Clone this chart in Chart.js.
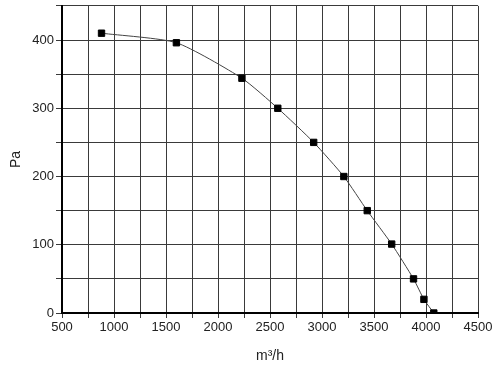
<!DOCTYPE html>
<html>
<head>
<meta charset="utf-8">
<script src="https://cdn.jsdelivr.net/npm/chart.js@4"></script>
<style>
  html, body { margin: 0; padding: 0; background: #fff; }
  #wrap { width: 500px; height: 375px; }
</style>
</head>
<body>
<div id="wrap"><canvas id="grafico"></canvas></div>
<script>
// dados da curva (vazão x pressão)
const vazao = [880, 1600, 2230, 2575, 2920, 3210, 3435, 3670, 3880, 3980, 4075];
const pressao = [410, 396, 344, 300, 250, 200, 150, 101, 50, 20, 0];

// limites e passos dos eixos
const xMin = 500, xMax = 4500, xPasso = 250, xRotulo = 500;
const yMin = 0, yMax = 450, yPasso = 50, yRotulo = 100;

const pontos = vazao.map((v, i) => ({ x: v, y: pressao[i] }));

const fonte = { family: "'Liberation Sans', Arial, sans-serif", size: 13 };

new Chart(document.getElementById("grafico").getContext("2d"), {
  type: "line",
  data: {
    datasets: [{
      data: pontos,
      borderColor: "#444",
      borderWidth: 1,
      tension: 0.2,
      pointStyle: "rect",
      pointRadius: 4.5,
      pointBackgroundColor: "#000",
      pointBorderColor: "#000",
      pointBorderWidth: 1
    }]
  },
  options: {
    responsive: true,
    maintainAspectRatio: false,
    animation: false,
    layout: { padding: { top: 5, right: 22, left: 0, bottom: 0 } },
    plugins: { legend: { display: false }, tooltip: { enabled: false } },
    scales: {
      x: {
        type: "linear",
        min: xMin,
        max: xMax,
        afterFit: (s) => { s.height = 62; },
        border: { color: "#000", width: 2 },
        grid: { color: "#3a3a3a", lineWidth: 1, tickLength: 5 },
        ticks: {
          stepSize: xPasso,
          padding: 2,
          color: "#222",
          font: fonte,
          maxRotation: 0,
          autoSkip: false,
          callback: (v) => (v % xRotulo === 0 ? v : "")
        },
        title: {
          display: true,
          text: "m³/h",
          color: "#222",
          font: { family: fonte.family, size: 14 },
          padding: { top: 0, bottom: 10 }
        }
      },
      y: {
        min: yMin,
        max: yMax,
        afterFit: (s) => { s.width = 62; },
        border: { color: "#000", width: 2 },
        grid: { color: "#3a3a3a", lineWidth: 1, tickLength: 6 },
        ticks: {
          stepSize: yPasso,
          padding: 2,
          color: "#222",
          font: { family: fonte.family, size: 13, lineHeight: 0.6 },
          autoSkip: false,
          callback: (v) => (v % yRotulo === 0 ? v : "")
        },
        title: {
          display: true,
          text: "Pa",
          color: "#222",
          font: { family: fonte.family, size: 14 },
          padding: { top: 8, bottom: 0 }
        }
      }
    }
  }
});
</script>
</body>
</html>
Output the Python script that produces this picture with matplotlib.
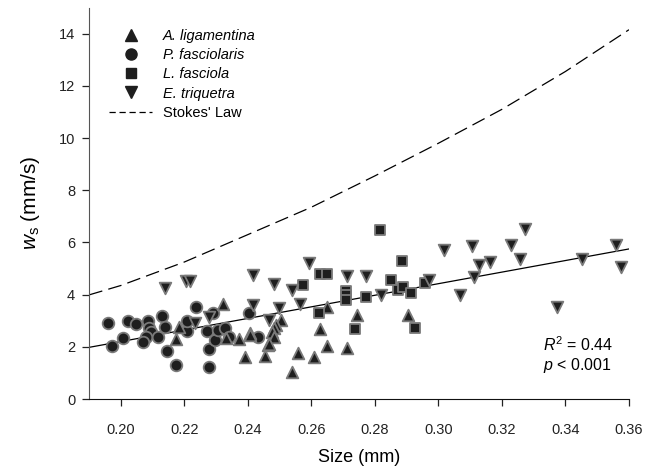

### GOAL
Print the whole listing above once more, word for word, without its pictures.

### OUTPUT OF THE EXERCISE
Clone this chart in Chart.js.
<!DOCTYPE html>
<html>
<head>
<meta charset="utf-8">
<script src="https://cdn.jsdelivr.net/npm/chart.js@4"></script>
<style>
  html, body { margin: 0; padding: 0; background: #fff; }
  #wrap { width: 500px; height: 375px; }
</style>
</head>
<body>
<div id="wrap"><canvas id="grafico"></canvas></div>
<script>
// dados da curva (vazão x pressão)
const vazao = [880, 1600, 2230, 2575, 2920, 3210, 3435, 3670, 3880, 3980, 4075];
const pressao = [410, 396, 344, 300, 250, 200, 150, 101, 50, 20, 0];

// limites e passos dos eixos
const xMin = 500, xMax = 4500, xPasso = 250, xRotulo = 500;
const yMin = 0, yMax = 450, yPasso = 50, yRotulo = 100;

const pontos = vazao.map((v, i) => ({ x: v, y: pressao[i] }));

const fonte = { family: "'Liberation Sans', Arial, sans-serif", size: 13 };

new Chart(document.getElementById("grafico").getContext("2d"), {
  type: "line",
  data: {
    datasets: [{
      data: pontos,
      borderColor: "#444",
      borderWidth: 1,
      tension: 0.2,
      pointStyle: "rect",
      pointRadius: 4.5,
      pointBackgroundColor: "#000",
      pointBorderColor: "#000",
      pointBorderWidth: 1
    }]
  },
  options: {
    responsive: true,
    maintainAspectRatio: false,
    animation: false,
    layout: { padding: { top: 5, right: 22, left: 0, bottom: 0 } },
    plugins: { legend: { display: false }, tooltip: { enabled: false } },
    scales: {
      x: {
        type: "linear",
        min: xMin,
        max: xMax,
        afterFit: (s) => { s.height = 62; },
        border: { color: "#000", width: 2 },
        grid: { color: "#3a3a3a", lineWidth: 1, tickLength: 5 },
        ticks: {
          stepSize: xPasso,
          padding: 2,
          color: "#222",
          font: fonte,
          maxRotation: 0,
          autoSkip: false,
          callback: (v) => (v % xRotulo === 0 ? v : "")
        },
        title: {
          display: true,
          text: "m³/h",
          color: "#222",
          font: { family: fonte.family, size: 14 },
          padding: { top: 0, bottom: 10 }
        }
      },
      y: {
        min: yMin,
        max: yMax,
        afterFit: (s) => { s.width = 62; },
        border: { color: "#000", width: 2 },
        grid: { color: "#3a3a3a", lineWidth: 1, tickLength: 6 },
        ticks: {
          stepSize: yPasso,
          padding: 2,
          color: "#222",
          font: { family: fonte.family, size: 13, lineHeight: 0.6 },
          autoSkip: false,
          callback: (v) => (v % yRotulo === 0 ? v : "")
        },
        title: {
          display: true,
          text: "Pa",
          color: "#222",
          font: { family: fonte.family, size: 14 },
          padding: { top: 8, bottom: 0 }
        }
      }
    }
  }
});
</script>
</body>
</html>
Output the Python script that produces this picture with matplotlib.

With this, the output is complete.